Are the attitudes and practices of foodservice managers, catering personnel and students contributing to excessive food wastage at Stellenbosch University?
Objective: The aim was to investigate factors contributing to food wastage by Stellenbosch University (SU) students in selected residences, and to determine the attitudes and practices of students and catering personnel impacting on food waste and a sustainable environment.
Design: Cross-sectional, descriptive study.
Setting: Stellenbosch University, Western Cape.
Subjects: Six foodservice managers, 63 catering personnel and 517 students participated in the study.
Outcome measures: A weighed-food wastage study was conducted at seven selected residences during lunch and supper on three non-consecutive weekdays. Food service managers (FSMs) and catering personnel completed interviewer-administered questionnaires, while SU students completed an electronic survey.

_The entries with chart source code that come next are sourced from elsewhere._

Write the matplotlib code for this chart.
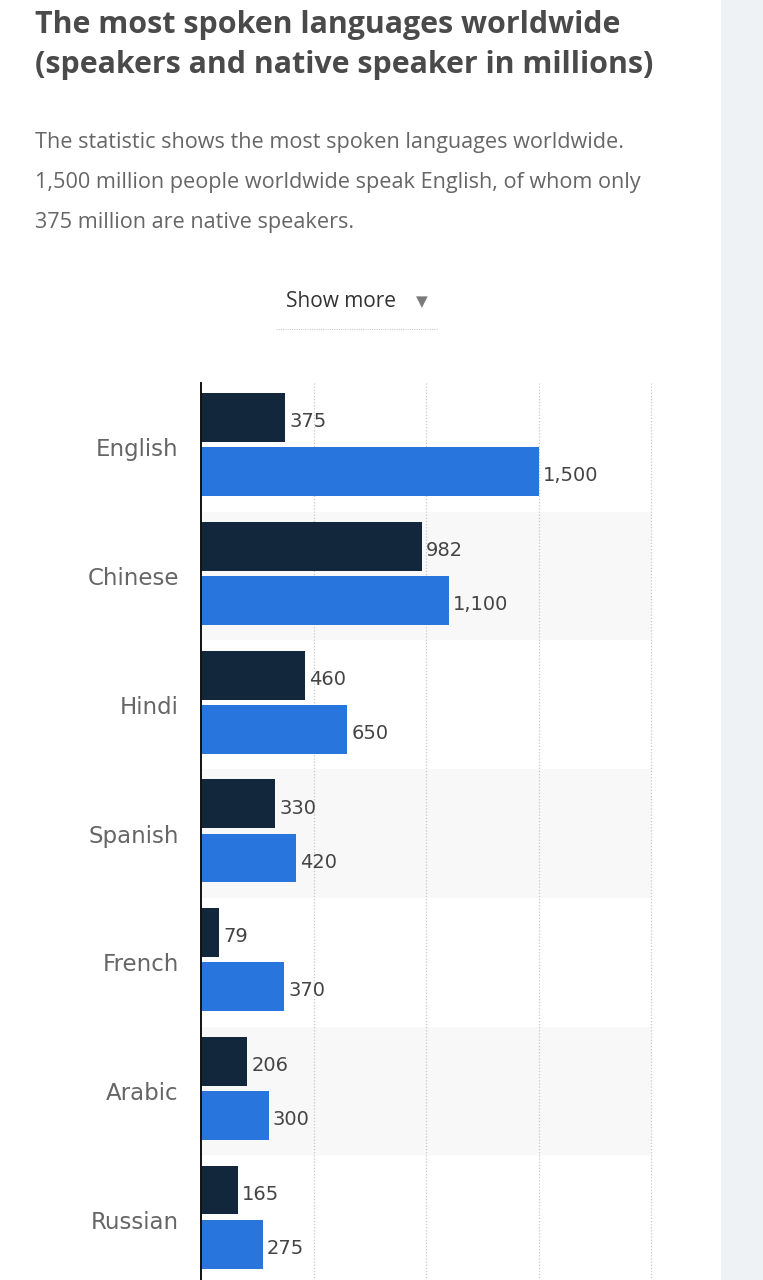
import matplotlib
matplotlib.use("Agg")
import matplotlib.pyplot as plt
from matplotlib.patches import Rectangle
from matplotlib.lines import Line2D

# ---- data ----
languages = ["English", "Chinese", "Hindi", "Spanish", "French", "Arabic", "Russian"]
native_speakers = [375, 982, 460, 330, 79, 206, 165]
total_speakers = [1500, 1100, 650, 420, 370, 300, 275]
x_ticks = [500, 1000, 1500, 2000]

title_lines = ["The most spoken languages worldwide",
               "(speakers and native speaker in millions)"]
subtitle_lines = ["The statistic shows the most spoken languages worldwide.",
                  "1,500 million people worldwide speak English, of whom only",
                  "375 million are native speakers."]

W, H = 763, 1280
DPI = 100
fig = plt.figure(figsize=(W / DPI, H / DPI), dpi=DPI)
fig.patch.set_facecolor("white")

def fx(px):
    return px / W

def fy(py):
    return 1 - py / H

# right side panel
fig.patches.append(Rectangle((fx(721), 0), 1 - fx(721), 1, transform=fig.transFigure,
                             facecolor="#eef2f5", edgecolor="none", zorder=0))

# title
for i, line in enumerate(title_lines):
    fig.text(fx(35), fy(33 + 40 * i), line, family=["Open Sans", "DejaVu Sans"],
             fontweight="bold", fontsize=21.9, color="#4a4a4a", va="baseline", ha="left")

# subtitle
for i, line in enumerate(subtitle_lines):
    fig.text(fx(35), fy(148 + 40 * i), line, family=["Open Sans", "DejaVu Sans"],
             fontsize=15.6, color="#666666", va="baseline", ha="left")

# show more
fig.text(fx(286), fy(307), "Show more", family=["Open Sans", "DejaVu Sans"],
         fontsize=15, color="#333333", va="baseline", ha="left")
fig.text(fx(421.5), fy(306), "\u25BC", family=["DejaVu Sans"],
         fontsize=11, color="#7a7a7a", va="baseline", ha="center")
fig.lines.append(Line2D([fx(276), fx(437)], [fy(329), fy(329)], transform=fig.transFigure,
                        color="#cccccc", linewidth=0.8, linestyle=(0, (1, 1))))

# chart axes
ax_left, ax_right = 201, 651
ax_top, ax_bottom = 383, 1284
ax = fig.add_axes([fx(ax_left), fy(ax_bottom), fx(ax_right - ax_left), (ax_bottom - ax_top) / H])
ax.set_facecolor("none")

n = len(languages)
ypos = list(range(n))

for i in range(1, n, 2):
    ax.axhspan(i - 0.5, i + 0.5, xmin=0, xmax=1, facecolor="#f8f8f8", edgecolor="none", zorder=0)

bar_h = 0.38
y_dark = [y - 0.23 for y in ypos]
y_blue = [y + 0.19 for y in ypos]
ax.barh(y_dark, native_speakers, height=bar_h, color="#12273b", zorder=3)
ax.barh(y_blue, total_speakers, height=bar_h, color="#2876dd", zorder=3)

for yd, v in zip(y_dark, native_speakers):
    ax.annotate(f"{v:,}", (v, yd), xytext=(3, -3), textcoords="offset points",
                va="center", ha="left", fontsize=14, color="#444444", family="DejaVu Sans", zorder=4)
for yb, v in zip(y_blue, total_speakers):
    ax.annotate(f"{v:,}", (v, yb), xytext=(3, -3), textcoords="offset points",
                va="center", ha="left", fontsize=14, color="#444444", family="DejaVu Sans", zorder=4)

ax.set_xlim(0, 2000)
ax.set_ylim(n - 0.5, -0.5)
ax.set_yticks(ypos)
ax.set_yticklabels(languages, family="DejaVu Sans", fontsize=16.5, color="#666666")
ax.tick_params(axis="y", length=0, pad=16)
ax.set_xticks(x_ticks)
ax.tick_params(axis="x", length=0, labelbottom=False)
ax.grid(axis="x", linestyle=(0, (1, 1.5)), color="#c8c8c8", linewidth=0.9, zorder=1)
for gl in ax.get_xgridlines():
    gl.set_clip_on(False)
ax.set_axisbelow(True)
for s in ["top", "right", "bottom"]:
    ax.spines[s].set_visible(False)
ax.spines["left"].set_color("#111111")
ax.spines["left"].set_linewidth(1.4)
ax.spines["left"].set_zorder(5)

fig.savefig("out.png", dpi=DPI, facecolor="white")
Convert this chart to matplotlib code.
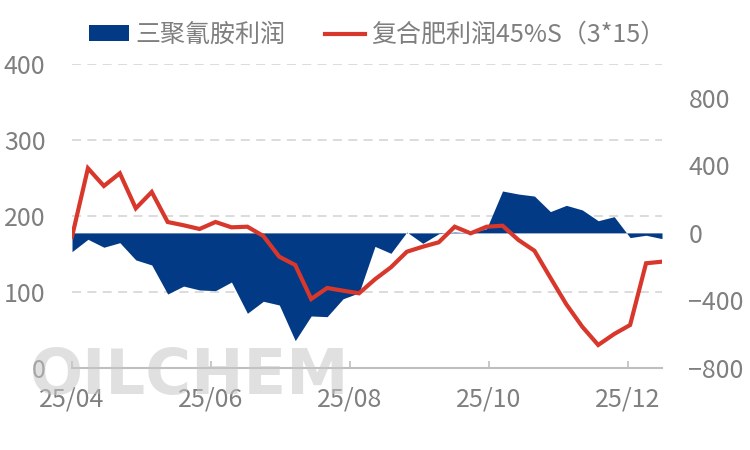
import matplotlib
matplotlib.use("Agg")
import matplotlib.pyplot as plt
import matplotlib.dates as mdates
import pandas as pd
import numpy as np

plt.rcParams['font.family'] = ['Noto Sans CJK SC', 'DejaVu Sans']

# ---- data ----
start_date = "2025-04-01"
n_weeks = 38
dates = pd.date_range(start_date, periods=n_weeks, freq="7D")

melamine_profit = [-111, -38, -85, -58, -160, -190, -362, -315, -338, -342,
                   -291, -476, -405, -427, -638, -492, -496, -390, -355, -80,
                   -121, 5, -62, -5, 5, 0, 25, 248, 230, 218,
                   126, 163, 136, 72, 96, -28, -14, -34]
fert_profit = [172.8, 262.8, 239.5, 256.2, 210.1, 231.6, 192.1, 187.8, 182.9, 192.1,
               185.1, 185.9, 173.7, 146.4, 135.5, 90.8, 105.3, 101.7, 98.3, 116.7,
               132.5, 153.0, 159.6, 165.4, 185.9, 177.2, 185.9, 187.2, 168.4, 154.3,
               118.8, 83.8, 54.3, 30.3, 44.7, 56.6, 137.8, 139.9]

left_ticks = [0, 100, 200, 300, 400]
right_ticks = [-800, -400, 0, 400, 800]
label_blue = "三聚氰胺利润"
label_red = "复合肥利润45%S（3*15）"

BLUE = "#033A86"
RED = "#D8372B"
GRAY_TXT = "#7F7F7F"
GRID = "#D9D9D9"
AXIS = "#BFBFBF"
FS = 18

fig = plt.figure(figsize=(7.5, 4.5), dpi=100)
pos = [72/750, 1-368/450, (662-72)/750, (368-64)/450]
ax1 = fig.add_axes(pos)
ax1.set_ylim(0, 400)
ax1.set_yticks(left_ticks)
ax1.set_xlim(dates[0], dates[-1])
ax1.yaxis.grid(True, color=GRID, linestyle=(0, (5, 3.5)), linewidth=1.3)
ax1.set_axisbelow(True)
for s in ["top", "right", "left"]:
    ax1.spines[s].set_visible(False)
ax1.spines["bottom"].set_color(AXIS)
ax1.spines["bottom"].set_linewidth(1.5)
ax1.tick_params(axis="y", length=0, pad=19, labelsize=FS, labelcolor=GRAY_TXT)
ax1.xaxis.set_major_locator(mdates.MonthLocator(bymonth=[4, 6, 8, 10, 12]))
ax1.xaxis.set_major_formatter(mdates.DateFormatter("%y/%m"))
ax1.tick_params(axis="x", direction="in", length=5, width=1.2, color=AXIS,
                pad=13, labelsize=FS, labelcolor=GRAY_TXT)

ax2 = ax1.twinx()
ax2.set_ylim(-800, 1000)
ax2.set_yticks(right_ticks)
ax2.patch.set_visible(False)
for s in ax2.spines.values():
    s.set_visible(False)
ax2.tick_params(axis="y", length=0, pad=19, labelsize=FS, labelcolor=GRAY_TXT)
fill = ax2.fill_between(dates, melamine_profit, 0, color=BLUE, linewidth=0,
                        label=label_blue)

ax3 = fig.add_axes(pos, sharex=ax1, sharey=ax1)
ax3.patch.set_visible(False)
line, = ax3.plot(dates, fert_profit, color=RED, linewidth=3, label=label_red,
                 solid_joinstyle="miter")
ax3.axis("off")

leg = fig.legend(handles=[fill, line], labels=[label_blue, label_red],
                 loc="center", bbox_to_anchor=(0.503, 1-35/450), ncol=2,
                 frameon=False, fontsize=FS, handlelength=1.6, handleheight=0.6,
                 handletextpad=0.25, columnspacing=1.6, labelcolor=GRAY_TXT)

fig.text(30/750, 1-394/450, "OILCHEM", fontsize=45, fontweight="bold",
         color="#C8C8C8", alpha=0.55, family="DejaVu Sans", zorder=10)

fig.savefig("out.png", dpi=100)
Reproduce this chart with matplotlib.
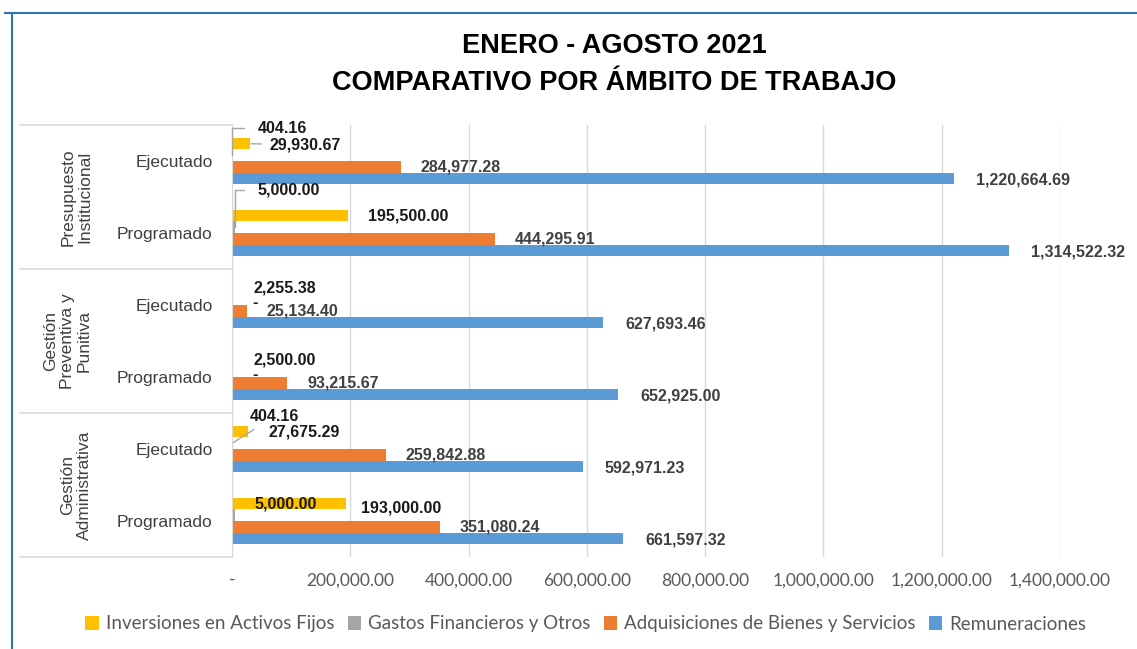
import numpy as np
import matplotlib
matplotlib.use('Agg')
import matplotlib.pyplot as plt
from matplotlib.lines import Line2D

# datos
grupos = ['Presupuesto\nInstitucional', 'Gestión\nPreventiva y\nPunitiva', 'Gestión\nAdministrativa']
filas = ['Ejecutado', 'Programado', 'Ejecutado', 'Programado', 'Ejecutado', 'Programado']
series = ['Inversiones en Activos Fijos', 'Gastos Financieros y Otros',
          'Adquisiciones de Bienes y Servicios', 'Remuneraciones']
inversiones = [29930.67, 195500.00, 2255.38, 2500.00, 27675.29, 193000.00]
gastos = [404.16, 5000.00, 0.0, 0.0, 404.16, 5000.00]
adquisiciones = [284977.28, 444295.91, 25134.40, 93215.67, 259842.88, 351080.24]
remuneraciones = [1220664.69, 1314522.32, 627693.46, 652925.00, 592971.23, 661597.32]
xticks = [0, 200000, 400000, 600000, 800000, 1000000, 1200000, 1400000]

colores = ['#FFC000', '#A5A5A5', '#ED7D31', '#5B9BD5']
arial = ['Liberation Sans', 'DejaVu Sans']
sans = ['Lato', 'DejaVu Sans']

# desplazamientos de etiquetas en pixeles (serie, fila) -> (dx, dy, guia)
ajustes = {
    (1, 0): (26, 27, 'angle'),
    (0, 0): (20, -1, 'line'),
    (1, 1): (23, 37, 'angle'),
    (1, 2): (20, -3, None),
    (1, 3): (20, -3, None),
    (1, 4): (18, 27, 'line'),
    (1, 5): (20, 11, None),
    (0, 5): (15, -4, None),
}

fig = plt.figure(figsize=(11.37, 6.49), dpi=100)
W, H = 1137, 649
x0, x1, ytop, ybot = 232, 1060, 125, 557
ax = fig.add_axes([x0 / W, 1 - ybot / H, (x1 - x0) / W, (ybot - ytop) / H])

y = np.arange(len(filas))
h = 0.16
datos = [inversiones, gastos, adquisiciones, remuneraciones]
for i, vals in enumerate(datos):
    pos = y + (i - 1.5) * h
    ax.barh(pos, vals, height=h, color=colores[i], label=series[i], zorder=3)
    for j, v in enumerate(vals):
        txt = '-' if v == 0 else f'{v:,.2f}'
        dx, dy, guia = ajustes.get((i, j), (20, 0, None))
        if i == 3:
            dx, dy = 22, -2
        col = '#1A1A1A' if i < 2 else '#404040'
        ap = None
        if guia == 'angle':
            ap = dict(arrowstyle='-', color='#A6A6A6', lw=1,
                      connectionstyle='angle,angleA=0,angleB=90,rad=0',
                      shrinkA=8, shrinkB=0)
        elif guia == 'line':
            ap = dict(arrowstyle='-', color='#A6A6A6', lw=1, shrinkA=4, shrinkB=1)
        ax.annotate(txt, xy=(v, pos[j]), xytext=(dx, dy), textcoords='offset pixels',
                    ha='left', va='center', fontsize=11.5, fontweight='bold',
                    color=col, family=arial, arrowprops=ap, zorder=5)

# pequeña guia del 5,000.00 de Gestión Administrativa
ax.plot([0, 0], [5 - 1.5 * h, 5 - 0.5 * h], color='#A6A6A6', lw=1.5, zorder=4)

ax.set_xlim(0, 1400000)
ax.set_ylim(len(filas) - 0.5, -0.5)
ax.set_xticks(xticks)
ax.set_xticklabels(['-' if t == 0 else f'{t:,.2f}' for t in xticks],
                   fontsize=12.5, color='#595959', family=sans)
ax.set_yticks(y)
ax.set_yticklabels(filas, fontsize=12.5, color='#404040', family=arial)
ax.tick_params(axis='x', length=0, pad=11)
ax.tick_params(axis='y', length=0, pad=14)
ax.grid(axis='x', color='#D9D9D9', lw=1, zorder=0)
for s in ['top', 'right', 'bottom']:
    ax.spines[s].set_visible(False)
ax.spines['left'].set_color('#D9D9D9')
ax.spines['left'].set_zorder(4)

# caja de categorias
xl = (20 - x0) / (x1 - x0)
tr = ax.get_yaxis_transform()
for yy in [-0.5, 1.5, 3.5, 5.5]:
    ax.plot([xl, 0], [yy, yy], transform=tr, color='#D9D9D9', lw=1.2, clip_on=False)
for k, g in enumerate(grupos):
    ax.text((92 - x0) / (x1 - x0), 2 * k + 0.5, g, transform=tr, rotation=90,
            ha='right', va='center', multialignment='center',
            fontsize=12.5, color='#404040', family=arial, linespacing=1.15)

fig.text(614 / W, 1 - 46 / H, 'ENERO - AGOSTO 2021', ha='center', va='center',
         fontsize=19.5, fontweight='bold', family=arial, color='#000000')
fig.text(614 / W, 1 - 83 / H, 'COMPARATIVO POR ÁMBITO DE TRABAJO', ha='center', va='center',
         fontsize=19.5, fontweight='bold', family=arial, color='#000000')

leg = fig.legend(loc='center', bbox_to_anchor=(586 / W, 1 - 624 / H), ncol=4,
                 frameon=False, handlelength=0.7, handleheight=0.7, handletextpad=0.4,
                 columnspacing=0.7, prop={'family': sans, 'size': 13.5})
for t in leg.get_texts():
    t.set_color('#595959')

# marco
fig.add_artist(Line2D([5 / W, 1], [1 - 12.5 / H, 1 - 12.5 / H], color='#2E75B6', lw=1.5))
fig.add_artist(Line2D([11.5 / W, 11.5 / W], [0, 1 - 12.5 / H], color='#2E75B6', lw=1.5))

fig.savefig('out.png', dpi=100)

Results: Ninety percent of students preferred the standard menu options, despite a relatively high average plate waste of 16.9%. More production waste was generated during lunch than supper. The male residence generated more plate waste. Even though students requested larger servings of vegetables, the wastage of these items was high. Factors contributing to wastage were the booking system, menus and serving style, meal plan stipulating the serving of dessert and serving of a large starch portion. All FSMs and 88.5% catering personnel considered it important to reduce food wastage to a minimum.
Conclusion: Education of catering personnel and students regarding food waste reduction measures is crucial. A representative forum including students, catering companies and faculty management should be involved when seeking solutions to reduce food wastage and improve communication. By implementing these strategies, a university-wide culture of sustainability with a focus on food waste reduction can be developed and nurtured.